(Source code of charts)

● ● ●

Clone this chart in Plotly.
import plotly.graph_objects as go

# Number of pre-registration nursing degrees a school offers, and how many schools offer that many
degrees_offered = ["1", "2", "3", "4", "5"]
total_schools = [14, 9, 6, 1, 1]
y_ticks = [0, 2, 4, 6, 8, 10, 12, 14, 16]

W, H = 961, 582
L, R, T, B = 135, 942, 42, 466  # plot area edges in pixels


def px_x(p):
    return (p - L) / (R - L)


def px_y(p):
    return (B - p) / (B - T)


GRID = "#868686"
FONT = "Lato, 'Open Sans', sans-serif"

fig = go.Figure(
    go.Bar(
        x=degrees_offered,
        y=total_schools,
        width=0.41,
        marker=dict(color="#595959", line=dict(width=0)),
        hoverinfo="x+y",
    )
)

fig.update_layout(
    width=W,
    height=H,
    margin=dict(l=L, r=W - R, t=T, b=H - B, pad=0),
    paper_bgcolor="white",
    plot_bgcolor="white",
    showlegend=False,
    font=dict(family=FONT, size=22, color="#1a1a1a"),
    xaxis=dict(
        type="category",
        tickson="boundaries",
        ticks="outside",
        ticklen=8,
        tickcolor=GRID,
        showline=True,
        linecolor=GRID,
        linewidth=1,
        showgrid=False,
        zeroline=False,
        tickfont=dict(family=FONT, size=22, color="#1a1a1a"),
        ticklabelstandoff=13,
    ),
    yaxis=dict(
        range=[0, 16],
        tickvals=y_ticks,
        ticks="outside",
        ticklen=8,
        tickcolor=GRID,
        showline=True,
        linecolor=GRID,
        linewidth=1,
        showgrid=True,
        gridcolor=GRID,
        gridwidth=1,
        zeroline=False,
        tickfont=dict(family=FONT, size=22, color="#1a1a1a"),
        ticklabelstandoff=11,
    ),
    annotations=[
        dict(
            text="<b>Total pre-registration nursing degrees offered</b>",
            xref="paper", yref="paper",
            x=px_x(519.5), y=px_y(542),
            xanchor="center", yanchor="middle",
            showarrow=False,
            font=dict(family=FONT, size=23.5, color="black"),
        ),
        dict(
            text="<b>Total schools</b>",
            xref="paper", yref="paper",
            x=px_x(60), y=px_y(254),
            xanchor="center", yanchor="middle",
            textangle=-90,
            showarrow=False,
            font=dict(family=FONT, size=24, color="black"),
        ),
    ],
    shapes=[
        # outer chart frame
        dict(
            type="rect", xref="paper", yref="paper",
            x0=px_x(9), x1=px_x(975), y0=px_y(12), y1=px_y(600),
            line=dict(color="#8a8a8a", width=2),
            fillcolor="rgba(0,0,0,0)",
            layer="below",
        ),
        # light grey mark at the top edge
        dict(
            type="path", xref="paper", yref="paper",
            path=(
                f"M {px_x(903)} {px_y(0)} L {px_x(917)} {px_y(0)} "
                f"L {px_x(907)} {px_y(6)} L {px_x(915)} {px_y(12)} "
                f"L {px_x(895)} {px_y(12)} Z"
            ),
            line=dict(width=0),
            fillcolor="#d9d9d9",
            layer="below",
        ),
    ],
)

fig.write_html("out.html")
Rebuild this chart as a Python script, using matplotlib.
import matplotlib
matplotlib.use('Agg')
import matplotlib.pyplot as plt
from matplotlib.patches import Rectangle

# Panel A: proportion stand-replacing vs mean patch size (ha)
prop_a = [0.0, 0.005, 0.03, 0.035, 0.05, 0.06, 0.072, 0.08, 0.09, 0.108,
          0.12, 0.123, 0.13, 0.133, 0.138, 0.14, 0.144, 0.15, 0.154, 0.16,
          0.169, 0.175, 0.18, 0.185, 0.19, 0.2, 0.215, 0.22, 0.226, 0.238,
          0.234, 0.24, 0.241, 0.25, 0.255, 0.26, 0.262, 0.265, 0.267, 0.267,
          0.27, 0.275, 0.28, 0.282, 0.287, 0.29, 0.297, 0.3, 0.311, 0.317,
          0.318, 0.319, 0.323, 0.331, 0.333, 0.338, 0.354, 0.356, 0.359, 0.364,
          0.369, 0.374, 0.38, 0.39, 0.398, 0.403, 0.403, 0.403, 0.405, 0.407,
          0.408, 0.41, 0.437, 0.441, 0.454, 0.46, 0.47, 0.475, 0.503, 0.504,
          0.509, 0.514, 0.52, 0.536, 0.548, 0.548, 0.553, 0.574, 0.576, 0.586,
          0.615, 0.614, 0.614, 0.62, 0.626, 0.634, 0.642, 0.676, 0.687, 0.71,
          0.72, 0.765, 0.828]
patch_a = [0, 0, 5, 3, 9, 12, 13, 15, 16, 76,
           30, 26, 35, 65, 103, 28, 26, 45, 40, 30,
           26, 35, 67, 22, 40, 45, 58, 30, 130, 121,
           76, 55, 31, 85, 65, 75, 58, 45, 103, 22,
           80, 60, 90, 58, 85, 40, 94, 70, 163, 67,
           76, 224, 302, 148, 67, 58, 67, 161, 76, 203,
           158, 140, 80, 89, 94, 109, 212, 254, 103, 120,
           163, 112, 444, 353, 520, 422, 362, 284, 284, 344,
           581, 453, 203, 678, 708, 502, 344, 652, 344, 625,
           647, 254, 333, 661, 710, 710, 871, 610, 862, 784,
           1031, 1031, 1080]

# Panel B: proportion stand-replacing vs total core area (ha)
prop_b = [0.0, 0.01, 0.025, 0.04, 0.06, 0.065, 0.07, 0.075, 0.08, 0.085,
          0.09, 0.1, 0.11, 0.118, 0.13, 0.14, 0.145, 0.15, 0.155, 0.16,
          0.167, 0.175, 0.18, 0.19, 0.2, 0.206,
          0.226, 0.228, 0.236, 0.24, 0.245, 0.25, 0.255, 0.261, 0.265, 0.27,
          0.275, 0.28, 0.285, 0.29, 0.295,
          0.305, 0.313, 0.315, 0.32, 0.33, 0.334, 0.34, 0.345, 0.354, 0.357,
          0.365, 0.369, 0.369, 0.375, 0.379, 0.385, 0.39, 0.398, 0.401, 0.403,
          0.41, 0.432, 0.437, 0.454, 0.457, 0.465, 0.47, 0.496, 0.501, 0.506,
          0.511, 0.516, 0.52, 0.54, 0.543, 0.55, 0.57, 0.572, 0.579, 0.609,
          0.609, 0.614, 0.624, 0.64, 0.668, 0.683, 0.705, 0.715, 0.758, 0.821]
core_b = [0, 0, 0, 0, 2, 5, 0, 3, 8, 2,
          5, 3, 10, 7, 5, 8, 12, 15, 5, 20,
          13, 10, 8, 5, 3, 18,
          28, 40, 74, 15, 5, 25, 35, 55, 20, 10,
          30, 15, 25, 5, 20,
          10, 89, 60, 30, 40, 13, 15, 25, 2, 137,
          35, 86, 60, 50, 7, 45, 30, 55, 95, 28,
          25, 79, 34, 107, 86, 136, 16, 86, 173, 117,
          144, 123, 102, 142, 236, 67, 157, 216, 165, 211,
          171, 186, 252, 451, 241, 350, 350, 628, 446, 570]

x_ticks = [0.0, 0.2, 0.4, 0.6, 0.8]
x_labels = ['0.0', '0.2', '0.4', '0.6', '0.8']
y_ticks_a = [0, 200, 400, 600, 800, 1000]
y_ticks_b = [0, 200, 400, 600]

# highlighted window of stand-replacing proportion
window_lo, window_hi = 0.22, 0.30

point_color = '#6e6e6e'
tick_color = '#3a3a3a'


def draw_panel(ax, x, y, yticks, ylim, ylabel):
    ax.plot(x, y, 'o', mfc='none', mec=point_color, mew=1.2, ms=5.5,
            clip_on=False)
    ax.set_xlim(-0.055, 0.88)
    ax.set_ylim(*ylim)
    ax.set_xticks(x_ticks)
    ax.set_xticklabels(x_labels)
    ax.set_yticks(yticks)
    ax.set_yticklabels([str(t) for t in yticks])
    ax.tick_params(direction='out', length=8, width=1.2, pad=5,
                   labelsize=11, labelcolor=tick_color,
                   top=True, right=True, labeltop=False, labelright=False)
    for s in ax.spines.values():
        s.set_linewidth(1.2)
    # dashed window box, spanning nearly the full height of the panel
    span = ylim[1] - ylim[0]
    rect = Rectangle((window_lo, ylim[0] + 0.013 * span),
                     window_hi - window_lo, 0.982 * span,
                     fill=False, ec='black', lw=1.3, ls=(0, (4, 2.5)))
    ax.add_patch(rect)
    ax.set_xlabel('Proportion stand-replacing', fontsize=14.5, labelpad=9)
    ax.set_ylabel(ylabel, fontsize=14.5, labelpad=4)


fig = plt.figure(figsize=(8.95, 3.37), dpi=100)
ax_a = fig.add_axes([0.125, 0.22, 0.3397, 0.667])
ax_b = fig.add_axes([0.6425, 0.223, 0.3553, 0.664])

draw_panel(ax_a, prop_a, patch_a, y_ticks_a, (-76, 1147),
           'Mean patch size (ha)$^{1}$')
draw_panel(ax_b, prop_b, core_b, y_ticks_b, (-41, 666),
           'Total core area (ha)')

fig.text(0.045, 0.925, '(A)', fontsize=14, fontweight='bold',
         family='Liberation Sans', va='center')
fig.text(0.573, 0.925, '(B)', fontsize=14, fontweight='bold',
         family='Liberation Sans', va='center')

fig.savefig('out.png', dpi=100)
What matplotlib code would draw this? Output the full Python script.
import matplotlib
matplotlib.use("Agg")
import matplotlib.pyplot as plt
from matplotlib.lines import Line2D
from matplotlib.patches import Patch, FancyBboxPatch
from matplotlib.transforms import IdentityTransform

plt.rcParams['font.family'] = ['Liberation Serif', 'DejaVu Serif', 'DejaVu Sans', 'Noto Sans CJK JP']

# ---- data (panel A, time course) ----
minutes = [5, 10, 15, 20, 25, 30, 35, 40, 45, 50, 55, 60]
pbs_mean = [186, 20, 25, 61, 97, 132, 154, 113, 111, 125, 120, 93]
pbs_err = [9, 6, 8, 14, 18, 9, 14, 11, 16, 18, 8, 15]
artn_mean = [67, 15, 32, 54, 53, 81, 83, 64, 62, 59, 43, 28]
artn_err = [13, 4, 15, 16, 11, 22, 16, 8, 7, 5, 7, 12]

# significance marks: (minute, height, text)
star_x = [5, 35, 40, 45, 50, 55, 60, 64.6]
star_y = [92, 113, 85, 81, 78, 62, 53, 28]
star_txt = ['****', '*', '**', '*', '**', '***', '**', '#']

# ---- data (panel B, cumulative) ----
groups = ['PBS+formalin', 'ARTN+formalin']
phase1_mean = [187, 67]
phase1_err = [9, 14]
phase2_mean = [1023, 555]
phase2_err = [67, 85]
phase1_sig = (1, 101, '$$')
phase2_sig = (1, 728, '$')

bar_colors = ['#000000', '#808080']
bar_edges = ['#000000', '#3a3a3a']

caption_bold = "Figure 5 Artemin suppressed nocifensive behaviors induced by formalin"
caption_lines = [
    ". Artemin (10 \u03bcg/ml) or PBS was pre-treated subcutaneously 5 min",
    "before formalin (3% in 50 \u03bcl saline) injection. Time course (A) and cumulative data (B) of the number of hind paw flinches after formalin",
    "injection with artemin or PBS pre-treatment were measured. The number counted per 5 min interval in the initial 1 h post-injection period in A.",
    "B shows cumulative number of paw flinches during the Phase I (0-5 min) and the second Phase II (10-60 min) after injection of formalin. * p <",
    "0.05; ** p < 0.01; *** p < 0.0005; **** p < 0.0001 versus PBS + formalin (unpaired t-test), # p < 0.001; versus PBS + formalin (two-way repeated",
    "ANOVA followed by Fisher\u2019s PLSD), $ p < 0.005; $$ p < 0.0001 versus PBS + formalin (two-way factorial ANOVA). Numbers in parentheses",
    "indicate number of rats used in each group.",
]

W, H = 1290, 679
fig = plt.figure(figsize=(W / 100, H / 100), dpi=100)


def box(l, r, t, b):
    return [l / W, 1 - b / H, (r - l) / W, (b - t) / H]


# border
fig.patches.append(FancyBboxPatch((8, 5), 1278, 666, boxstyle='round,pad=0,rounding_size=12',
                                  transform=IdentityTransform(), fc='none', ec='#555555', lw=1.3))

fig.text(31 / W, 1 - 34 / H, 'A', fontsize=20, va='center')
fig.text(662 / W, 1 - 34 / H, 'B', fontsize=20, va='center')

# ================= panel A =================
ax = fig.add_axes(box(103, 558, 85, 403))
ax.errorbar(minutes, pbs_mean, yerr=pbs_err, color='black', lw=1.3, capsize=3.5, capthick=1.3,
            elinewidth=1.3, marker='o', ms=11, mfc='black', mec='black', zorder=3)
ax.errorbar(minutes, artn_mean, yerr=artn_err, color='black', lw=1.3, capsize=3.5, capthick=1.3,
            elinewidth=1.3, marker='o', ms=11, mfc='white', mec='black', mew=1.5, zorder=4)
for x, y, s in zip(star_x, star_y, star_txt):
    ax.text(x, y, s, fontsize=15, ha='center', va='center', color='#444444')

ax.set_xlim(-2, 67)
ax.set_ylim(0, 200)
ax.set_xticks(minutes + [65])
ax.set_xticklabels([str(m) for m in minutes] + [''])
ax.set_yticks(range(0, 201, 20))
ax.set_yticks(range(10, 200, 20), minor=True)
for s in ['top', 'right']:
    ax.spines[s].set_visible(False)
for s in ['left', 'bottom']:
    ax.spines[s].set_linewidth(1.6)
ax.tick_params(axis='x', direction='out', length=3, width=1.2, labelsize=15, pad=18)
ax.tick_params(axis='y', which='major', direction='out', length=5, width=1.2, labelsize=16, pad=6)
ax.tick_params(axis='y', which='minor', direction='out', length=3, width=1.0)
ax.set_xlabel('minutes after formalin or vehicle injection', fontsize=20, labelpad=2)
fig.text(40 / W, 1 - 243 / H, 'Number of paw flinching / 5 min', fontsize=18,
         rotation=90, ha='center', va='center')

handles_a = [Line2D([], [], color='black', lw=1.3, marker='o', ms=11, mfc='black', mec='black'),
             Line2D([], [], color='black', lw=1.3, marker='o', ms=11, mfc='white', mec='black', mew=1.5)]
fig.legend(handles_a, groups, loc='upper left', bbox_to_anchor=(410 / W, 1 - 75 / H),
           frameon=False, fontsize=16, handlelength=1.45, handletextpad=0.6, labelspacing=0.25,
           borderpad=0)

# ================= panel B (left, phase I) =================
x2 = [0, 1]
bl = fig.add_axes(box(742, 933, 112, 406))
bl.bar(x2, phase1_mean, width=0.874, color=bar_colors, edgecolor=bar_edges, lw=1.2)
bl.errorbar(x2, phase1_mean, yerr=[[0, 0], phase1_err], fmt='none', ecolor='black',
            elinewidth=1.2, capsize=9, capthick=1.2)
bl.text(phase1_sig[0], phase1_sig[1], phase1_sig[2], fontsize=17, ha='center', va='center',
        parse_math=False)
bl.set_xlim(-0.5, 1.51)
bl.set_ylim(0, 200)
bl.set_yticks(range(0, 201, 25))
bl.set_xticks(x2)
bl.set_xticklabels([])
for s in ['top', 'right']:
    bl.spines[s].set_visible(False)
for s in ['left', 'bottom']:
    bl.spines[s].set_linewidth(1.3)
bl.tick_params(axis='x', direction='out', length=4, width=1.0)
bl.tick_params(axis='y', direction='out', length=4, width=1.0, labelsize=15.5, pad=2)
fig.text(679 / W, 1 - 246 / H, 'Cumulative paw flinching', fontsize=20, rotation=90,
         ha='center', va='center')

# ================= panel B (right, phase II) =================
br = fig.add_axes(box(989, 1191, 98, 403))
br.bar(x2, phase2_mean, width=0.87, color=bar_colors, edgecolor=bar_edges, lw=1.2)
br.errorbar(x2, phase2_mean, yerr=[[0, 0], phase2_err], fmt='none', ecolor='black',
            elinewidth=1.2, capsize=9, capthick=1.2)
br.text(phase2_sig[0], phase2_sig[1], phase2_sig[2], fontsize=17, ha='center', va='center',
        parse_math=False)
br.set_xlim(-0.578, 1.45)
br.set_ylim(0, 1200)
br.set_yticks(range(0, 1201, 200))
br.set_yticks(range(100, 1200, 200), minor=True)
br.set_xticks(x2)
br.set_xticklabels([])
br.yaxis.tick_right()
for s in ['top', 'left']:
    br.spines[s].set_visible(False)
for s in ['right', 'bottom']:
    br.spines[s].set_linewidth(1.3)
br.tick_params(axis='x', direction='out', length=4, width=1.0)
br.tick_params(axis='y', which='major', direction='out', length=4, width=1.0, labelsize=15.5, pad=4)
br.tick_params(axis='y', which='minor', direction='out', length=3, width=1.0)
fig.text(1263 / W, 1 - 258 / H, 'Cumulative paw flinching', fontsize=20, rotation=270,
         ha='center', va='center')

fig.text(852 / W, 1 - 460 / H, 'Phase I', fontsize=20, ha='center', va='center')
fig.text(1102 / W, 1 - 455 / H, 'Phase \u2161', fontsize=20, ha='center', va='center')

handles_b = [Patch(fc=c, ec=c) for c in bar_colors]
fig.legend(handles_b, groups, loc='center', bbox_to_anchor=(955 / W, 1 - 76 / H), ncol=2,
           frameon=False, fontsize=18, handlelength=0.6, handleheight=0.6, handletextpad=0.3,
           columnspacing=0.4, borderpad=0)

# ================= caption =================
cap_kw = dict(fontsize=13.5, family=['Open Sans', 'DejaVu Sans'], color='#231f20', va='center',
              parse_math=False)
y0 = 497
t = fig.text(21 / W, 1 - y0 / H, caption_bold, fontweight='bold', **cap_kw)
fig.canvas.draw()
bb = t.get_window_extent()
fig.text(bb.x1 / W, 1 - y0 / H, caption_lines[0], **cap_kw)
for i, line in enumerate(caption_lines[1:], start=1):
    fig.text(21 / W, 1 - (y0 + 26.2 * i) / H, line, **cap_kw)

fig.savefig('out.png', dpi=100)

● ● ●

What the task asks:
Of the entries listed above, reproduce only the lines starting at the line containing "What matplotlib code" and ending at the line containing "star_txt = ['****', '*', '**', '*', '**', '***', '**', '#']". Include both, exactly as they stand.

The output:
What matplotlib code would draw this? Output the full Python script.
import matplotlib
matplotlib.use("Agg")
import matplotlib.pyplot as plt
from matplotlib.lines import Line2D
from matplotlib.patches import Patch, FancyBboxPatch
from matplotlib.transforms import IdentityTransform

plt.rcParams['font.family'] = ['Liberation Serif', 'DejaVu Serif', 'DejaVu Sans', 'Noto Sans CJK JP']

# ---- data (panel A, time course) ----
minutes = [5, 10, 15, 20, 25, 30, 35, 40, 45, 50, 55, 60]
pbs_mean = [186, 20, 25, 61, 97, 132, 154, 113, 111, 125, 120, 93]
pbs_err = [9, 6, 8, 14, 18, 9, 14, 11, 16, 18, 8, 15]
artn_mean = [67, 15, 32, 54, 53, 81, 83, 64, 62, 59, 43, 28]
artn_err = [13, 4, 15, 16, 11, 22, 16, 8, 7, 5, 7, 12]

# significance marks: (minute, height, text)
star_x = [5, 35, 40, 45, 50, 55, 60, 64.6]
star_y = [92, 113, 85, 81, 78, 62, 53, 28]
star_txt = ['****', '*', '**', '*', '**', '***', '**', '#']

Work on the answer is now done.